GIVEN RECORDS:
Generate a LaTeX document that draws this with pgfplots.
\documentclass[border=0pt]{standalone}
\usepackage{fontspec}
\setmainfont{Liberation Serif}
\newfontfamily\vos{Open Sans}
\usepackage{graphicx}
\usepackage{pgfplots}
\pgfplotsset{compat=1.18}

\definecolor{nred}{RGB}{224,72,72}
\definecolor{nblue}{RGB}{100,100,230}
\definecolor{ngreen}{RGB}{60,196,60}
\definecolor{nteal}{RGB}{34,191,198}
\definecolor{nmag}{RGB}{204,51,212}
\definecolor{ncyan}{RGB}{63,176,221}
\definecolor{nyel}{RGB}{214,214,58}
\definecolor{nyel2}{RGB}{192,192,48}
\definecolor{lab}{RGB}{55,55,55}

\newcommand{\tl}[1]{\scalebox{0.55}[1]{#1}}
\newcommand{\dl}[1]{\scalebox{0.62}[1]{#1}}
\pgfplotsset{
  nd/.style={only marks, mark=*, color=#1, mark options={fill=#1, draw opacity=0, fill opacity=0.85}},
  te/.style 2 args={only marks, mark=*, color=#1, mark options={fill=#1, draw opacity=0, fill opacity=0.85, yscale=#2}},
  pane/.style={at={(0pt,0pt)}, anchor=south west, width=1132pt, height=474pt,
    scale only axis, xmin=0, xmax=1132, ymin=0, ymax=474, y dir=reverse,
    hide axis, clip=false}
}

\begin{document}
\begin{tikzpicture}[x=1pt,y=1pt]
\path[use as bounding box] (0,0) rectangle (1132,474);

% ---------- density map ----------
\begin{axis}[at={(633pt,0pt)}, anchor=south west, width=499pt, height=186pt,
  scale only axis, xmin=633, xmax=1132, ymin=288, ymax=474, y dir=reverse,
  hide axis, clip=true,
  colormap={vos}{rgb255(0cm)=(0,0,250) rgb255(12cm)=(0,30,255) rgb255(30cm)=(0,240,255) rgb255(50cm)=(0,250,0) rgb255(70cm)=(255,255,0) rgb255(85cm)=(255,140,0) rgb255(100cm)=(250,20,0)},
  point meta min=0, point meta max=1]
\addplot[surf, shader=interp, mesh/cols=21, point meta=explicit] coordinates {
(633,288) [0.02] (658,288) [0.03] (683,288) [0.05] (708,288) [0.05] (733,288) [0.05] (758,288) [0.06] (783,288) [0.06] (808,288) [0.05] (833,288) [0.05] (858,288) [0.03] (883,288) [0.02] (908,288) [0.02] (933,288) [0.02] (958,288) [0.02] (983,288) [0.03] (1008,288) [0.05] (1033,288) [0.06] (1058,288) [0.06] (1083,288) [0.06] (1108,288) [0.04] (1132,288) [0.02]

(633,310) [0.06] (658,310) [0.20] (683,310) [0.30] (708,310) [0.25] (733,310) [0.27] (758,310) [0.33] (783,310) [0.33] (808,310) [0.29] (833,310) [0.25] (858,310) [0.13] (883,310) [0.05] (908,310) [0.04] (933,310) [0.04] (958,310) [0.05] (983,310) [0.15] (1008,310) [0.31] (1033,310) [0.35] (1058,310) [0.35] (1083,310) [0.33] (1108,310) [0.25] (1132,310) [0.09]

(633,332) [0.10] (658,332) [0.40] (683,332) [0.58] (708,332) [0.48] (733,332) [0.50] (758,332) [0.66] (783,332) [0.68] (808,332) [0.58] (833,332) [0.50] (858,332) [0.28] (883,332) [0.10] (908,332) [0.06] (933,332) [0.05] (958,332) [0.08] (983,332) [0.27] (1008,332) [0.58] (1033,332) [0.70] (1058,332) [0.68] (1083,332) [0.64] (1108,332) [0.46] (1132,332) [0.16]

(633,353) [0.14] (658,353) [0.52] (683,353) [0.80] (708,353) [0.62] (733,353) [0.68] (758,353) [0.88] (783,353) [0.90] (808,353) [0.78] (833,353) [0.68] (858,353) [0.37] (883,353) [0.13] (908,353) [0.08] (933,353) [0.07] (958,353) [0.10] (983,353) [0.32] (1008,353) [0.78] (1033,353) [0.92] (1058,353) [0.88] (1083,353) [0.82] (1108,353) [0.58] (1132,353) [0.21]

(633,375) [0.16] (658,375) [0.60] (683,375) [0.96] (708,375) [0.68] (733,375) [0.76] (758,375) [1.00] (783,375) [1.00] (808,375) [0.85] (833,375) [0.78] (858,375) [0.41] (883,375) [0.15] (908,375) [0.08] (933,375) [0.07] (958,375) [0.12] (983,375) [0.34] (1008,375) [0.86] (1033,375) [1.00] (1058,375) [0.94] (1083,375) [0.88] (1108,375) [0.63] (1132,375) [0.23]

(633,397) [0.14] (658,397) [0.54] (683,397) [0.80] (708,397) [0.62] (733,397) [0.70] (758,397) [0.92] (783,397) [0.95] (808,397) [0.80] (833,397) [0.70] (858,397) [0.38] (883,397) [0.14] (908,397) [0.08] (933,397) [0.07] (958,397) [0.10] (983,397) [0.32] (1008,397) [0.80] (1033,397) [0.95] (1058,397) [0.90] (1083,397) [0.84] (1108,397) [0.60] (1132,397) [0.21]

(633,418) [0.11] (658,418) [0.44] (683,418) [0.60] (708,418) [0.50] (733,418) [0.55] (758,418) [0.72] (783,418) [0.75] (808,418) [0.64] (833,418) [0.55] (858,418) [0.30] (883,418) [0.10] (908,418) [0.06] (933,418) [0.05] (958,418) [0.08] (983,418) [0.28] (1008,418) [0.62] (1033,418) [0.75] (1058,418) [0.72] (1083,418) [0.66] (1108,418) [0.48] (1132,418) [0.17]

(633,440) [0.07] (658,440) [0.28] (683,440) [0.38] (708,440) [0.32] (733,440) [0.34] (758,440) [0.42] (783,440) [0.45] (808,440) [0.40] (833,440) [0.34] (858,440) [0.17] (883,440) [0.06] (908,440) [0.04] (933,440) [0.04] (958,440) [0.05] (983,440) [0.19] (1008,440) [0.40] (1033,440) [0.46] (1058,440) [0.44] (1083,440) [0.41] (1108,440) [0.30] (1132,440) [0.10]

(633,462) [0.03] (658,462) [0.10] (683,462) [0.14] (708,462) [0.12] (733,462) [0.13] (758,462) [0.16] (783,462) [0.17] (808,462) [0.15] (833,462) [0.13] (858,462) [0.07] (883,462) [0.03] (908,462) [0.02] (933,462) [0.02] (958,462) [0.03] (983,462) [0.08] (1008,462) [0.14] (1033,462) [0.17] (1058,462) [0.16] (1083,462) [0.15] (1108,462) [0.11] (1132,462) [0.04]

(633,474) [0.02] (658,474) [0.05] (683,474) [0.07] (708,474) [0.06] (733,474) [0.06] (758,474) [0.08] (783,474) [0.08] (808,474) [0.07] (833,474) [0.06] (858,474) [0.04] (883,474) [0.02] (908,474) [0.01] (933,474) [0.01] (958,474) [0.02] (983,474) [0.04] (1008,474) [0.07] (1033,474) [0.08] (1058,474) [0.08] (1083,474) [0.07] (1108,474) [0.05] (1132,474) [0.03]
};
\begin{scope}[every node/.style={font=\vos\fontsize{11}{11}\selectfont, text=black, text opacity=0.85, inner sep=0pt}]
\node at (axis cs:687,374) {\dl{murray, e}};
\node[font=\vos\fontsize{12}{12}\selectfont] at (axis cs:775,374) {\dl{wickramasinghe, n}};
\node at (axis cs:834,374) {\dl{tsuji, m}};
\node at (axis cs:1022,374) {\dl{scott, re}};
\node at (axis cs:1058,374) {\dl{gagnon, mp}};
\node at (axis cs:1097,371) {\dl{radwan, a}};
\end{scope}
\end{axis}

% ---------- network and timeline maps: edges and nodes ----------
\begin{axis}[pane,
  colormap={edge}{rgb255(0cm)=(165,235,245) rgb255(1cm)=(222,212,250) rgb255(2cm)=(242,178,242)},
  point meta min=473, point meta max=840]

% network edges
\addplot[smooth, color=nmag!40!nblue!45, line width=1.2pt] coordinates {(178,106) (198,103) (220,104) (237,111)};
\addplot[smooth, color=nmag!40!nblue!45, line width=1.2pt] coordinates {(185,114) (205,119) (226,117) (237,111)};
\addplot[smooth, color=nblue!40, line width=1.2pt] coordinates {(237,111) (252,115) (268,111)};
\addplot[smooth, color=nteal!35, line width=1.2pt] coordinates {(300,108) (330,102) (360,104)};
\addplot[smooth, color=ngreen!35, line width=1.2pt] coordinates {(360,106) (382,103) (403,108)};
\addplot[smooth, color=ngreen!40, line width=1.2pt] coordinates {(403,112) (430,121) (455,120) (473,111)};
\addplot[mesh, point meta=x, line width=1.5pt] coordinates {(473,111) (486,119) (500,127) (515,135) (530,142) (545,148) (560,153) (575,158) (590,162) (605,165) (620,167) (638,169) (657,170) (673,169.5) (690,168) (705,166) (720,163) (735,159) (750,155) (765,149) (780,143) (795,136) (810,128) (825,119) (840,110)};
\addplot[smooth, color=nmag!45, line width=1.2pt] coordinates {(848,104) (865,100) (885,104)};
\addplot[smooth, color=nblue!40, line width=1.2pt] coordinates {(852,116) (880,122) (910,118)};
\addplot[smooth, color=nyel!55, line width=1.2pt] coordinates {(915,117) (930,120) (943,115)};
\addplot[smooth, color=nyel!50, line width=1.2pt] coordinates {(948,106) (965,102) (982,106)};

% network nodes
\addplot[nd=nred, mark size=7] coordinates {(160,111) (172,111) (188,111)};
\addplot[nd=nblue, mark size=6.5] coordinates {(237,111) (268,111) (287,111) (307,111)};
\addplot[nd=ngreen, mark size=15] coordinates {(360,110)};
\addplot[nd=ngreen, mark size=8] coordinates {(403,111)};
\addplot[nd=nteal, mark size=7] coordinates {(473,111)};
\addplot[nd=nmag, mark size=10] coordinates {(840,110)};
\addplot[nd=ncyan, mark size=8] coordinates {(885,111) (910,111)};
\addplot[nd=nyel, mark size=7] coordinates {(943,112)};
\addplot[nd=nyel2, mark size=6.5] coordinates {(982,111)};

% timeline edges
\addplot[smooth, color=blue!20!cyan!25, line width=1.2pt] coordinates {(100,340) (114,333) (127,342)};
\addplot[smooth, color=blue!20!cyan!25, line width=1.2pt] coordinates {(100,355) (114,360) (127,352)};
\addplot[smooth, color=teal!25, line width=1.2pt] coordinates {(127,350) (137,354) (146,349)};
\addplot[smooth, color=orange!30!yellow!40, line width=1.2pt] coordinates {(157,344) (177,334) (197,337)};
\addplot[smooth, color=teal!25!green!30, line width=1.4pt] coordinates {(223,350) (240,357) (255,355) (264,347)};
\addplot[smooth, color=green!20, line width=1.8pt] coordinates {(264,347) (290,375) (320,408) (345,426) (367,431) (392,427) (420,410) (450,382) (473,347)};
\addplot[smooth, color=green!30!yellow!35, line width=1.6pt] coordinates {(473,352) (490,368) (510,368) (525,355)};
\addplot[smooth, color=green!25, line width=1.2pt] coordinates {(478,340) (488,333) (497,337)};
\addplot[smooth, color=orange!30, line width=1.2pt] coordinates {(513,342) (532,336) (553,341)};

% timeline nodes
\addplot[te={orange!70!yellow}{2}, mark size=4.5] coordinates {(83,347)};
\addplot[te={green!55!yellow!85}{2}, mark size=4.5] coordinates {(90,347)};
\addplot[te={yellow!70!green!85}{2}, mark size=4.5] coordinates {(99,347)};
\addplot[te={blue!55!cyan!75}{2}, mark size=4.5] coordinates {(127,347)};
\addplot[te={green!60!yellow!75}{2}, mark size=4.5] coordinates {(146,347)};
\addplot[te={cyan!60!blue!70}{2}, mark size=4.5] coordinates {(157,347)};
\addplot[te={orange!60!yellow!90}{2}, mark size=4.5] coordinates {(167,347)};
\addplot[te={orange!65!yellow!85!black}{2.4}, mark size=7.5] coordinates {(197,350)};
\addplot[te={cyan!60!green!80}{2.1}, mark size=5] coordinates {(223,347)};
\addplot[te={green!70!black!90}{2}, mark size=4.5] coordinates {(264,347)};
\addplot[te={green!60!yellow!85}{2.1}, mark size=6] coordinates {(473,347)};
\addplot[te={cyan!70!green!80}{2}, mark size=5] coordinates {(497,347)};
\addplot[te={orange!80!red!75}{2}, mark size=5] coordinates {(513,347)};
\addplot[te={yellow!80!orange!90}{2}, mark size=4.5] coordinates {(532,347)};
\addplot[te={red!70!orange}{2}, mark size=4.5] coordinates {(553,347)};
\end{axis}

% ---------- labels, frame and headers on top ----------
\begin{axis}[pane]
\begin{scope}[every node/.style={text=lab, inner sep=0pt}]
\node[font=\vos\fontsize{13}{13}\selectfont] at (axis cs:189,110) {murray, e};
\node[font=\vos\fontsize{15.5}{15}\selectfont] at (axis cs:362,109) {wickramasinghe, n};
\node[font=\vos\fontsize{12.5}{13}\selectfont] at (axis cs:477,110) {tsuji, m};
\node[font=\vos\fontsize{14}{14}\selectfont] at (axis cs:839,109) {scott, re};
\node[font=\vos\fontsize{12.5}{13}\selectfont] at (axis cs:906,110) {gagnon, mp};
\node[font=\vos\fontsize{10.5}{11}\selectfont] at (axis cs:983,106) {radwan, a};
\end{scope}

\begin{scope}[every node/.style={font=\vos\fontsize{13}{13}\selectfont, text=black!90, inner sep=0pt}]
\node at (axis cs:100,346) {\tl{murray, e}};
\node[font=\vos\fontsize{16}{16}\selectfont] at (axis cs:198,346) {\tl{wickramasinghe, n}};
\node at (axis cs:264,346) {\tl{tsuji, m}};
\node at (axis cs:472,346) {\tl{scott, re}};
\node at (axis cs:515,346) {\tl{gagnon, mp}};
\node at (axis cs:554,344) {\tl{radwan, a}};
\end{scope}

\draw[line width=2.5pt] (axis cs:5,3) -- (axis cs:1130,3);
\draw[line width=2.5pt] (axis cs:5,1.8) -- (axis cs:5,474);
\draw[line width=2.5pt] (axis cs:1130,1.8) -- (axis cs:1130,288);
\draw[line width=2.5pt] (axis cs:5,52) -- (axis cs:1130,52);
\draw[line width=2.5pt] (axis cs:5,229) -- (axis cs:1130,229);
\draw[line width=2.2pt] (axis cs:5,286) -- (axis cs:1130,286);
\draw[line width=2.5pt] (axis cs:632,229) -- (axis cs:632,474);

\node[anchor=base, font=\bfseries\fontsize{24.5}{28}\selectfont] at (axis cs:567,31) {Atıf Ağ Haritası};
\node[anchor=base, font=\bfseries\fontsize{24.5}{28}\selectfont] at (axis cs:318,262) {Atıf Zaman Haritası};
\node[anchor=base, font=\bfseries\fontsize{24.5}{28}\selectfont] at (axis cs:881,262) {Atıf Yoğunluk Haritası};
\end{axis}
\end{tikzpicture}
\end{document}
* * *
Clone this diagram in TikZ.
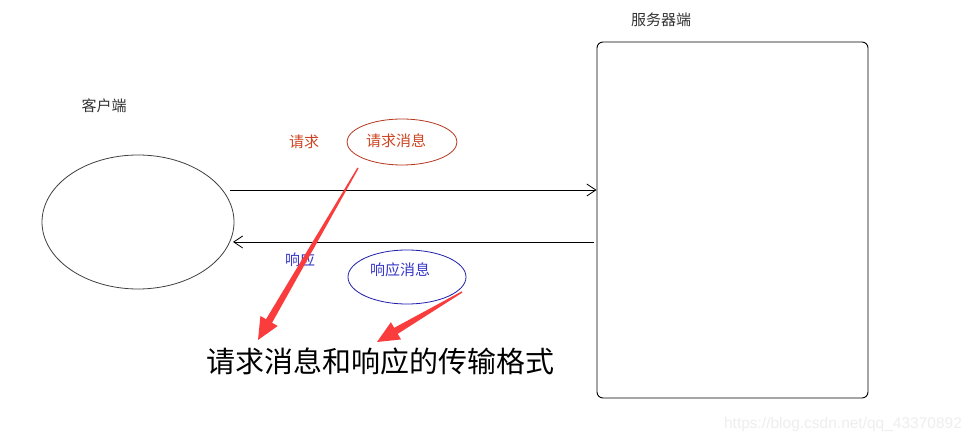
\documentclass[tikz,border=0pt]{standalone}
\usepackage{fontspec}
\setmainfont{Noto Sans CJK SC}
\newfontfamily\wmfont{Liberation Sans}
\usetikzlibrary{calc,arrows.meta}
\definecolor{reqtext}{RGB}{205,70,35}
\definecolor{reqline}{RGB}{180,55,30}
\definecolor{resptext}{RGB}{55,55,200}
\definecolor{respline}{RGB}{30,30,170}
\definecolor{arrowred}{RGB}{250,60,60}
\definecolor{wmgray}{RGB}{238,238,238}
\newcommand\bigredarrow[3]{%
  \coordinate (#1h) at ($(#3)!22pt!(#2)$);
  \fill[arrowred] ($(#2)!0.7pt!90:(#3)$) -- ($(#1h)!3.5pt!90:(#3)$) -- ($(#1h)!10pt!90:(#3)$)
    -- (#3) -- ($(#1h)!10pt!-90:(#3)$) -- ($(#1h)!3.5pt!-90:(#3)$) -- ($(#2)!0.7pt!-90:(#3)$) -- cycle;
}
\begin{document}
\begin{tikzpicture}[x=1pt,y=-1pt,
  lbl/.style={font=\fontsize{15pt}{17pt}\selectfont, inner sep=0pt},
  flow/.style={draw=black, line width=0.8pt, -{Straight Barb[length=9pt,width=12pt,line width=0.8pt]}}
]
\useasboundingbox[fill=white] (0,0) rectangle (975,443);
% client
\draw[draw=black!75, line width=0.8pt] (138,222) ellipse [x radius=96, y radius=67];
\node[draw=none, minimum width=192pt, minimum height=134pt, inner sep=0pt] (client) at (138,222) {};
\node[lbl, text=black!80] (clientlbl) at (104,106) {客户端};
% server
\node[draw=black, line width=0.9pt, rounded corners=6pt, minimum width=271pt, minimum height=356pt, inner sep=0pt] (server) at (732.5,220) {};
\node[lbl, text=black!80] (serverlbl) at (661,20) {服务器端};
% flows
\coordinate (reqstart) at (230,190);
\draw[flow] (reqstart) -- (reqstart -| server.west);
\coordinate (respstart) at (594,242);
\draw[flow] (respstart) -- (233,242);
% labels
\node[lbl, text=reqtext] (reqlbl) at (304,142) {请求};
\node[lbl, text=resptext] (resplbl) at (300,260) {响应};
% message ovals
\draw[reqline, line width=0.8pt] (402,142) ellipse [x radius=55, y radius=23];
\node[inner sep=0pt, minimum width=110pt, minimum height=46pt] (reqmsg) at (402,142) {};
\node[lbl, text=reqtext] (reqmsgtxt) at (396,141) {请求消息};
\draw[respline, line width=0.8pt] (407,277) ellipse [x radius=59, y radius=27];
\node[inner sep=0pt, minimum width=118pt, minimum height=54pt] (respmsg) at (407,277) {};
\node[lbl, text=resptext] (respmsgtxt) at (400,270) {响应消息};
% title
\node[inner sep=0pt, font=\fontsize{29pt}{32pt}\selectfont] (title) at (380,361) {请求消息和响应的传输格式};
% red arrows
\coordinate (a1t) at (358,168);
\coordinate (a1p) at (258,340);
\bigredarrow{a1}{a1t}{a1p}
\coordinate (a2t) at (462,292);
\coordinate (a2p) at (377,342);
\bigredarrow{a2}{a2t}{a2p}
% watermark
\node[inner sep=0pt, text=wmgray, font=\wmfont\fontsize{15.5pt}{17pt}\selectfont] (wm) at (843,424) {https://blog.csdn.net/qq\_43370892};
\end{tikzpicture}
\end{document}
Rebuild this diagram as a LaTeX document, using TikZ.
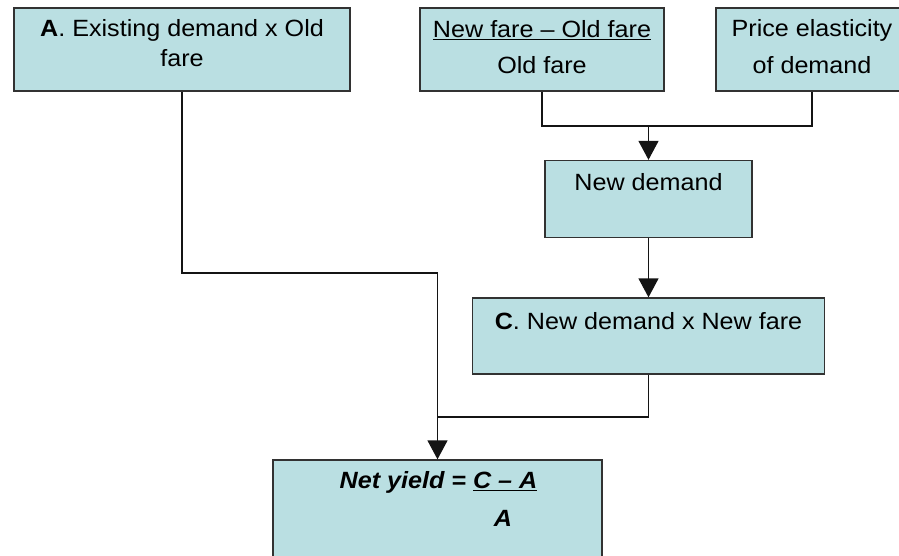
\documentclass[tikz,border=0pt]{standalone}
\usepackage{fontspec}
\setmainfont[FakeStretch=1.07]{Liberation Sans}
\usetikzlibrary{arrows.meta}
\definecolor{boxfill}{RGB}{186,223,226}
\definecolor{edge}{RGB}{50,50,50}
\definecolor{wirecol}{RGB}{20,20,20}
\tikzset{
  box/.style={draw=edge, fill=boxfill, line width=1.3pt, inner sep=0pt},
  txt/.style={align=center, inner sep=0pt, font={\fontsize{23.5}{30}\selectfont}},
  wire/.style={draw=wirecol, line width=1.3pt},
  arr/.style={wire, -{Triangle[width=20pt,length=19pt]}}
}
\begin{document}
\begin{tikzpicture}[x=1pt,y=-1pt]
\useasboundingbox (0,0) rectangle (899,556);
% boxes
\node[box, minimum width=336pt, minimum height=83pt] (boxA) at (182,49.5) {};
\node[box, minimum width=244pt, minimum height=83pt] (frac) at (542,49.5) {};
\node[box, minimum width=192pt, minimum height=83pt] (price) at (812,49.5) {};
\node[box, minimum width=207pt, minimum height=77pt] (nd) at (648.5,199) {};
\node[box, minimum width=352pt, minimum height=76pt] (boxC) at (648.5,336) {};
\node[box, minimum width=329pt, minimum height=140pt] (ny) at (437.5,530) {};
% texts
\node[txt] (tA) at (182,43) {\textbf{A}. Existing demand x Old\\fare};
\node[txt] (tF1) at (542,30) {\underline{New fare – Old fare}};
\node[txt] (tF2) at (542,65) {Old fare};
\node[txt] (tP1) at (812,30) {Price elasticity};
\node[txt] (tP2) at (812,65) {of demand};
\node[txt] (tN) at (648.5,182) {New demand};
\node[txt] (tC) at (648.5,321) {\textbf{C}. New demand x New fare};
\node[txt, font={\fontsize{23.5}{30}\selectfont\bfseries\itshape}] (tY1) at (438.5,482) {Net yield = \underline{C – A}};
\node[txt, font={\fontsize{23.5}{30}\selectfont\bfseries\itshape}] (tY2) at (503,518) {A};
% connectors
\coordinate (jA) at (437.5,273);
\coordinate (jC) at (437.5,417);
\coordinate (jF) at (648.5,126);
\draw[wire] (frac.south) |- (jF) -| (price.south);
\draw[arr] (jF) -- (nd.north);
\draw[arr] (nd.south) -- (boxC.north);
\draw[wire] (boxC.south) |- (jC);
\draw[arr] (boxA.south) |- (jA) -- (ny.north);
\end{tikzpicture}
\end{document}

WRITTEN REQUEST: Write out every line of the entries that holds the word "this".

RESULT:
Generate a LaTeX document that draws this with pgfplots.
Clone this diagram in TikZ.
Rebuild this diagram as a LaTeX document, using TikZ.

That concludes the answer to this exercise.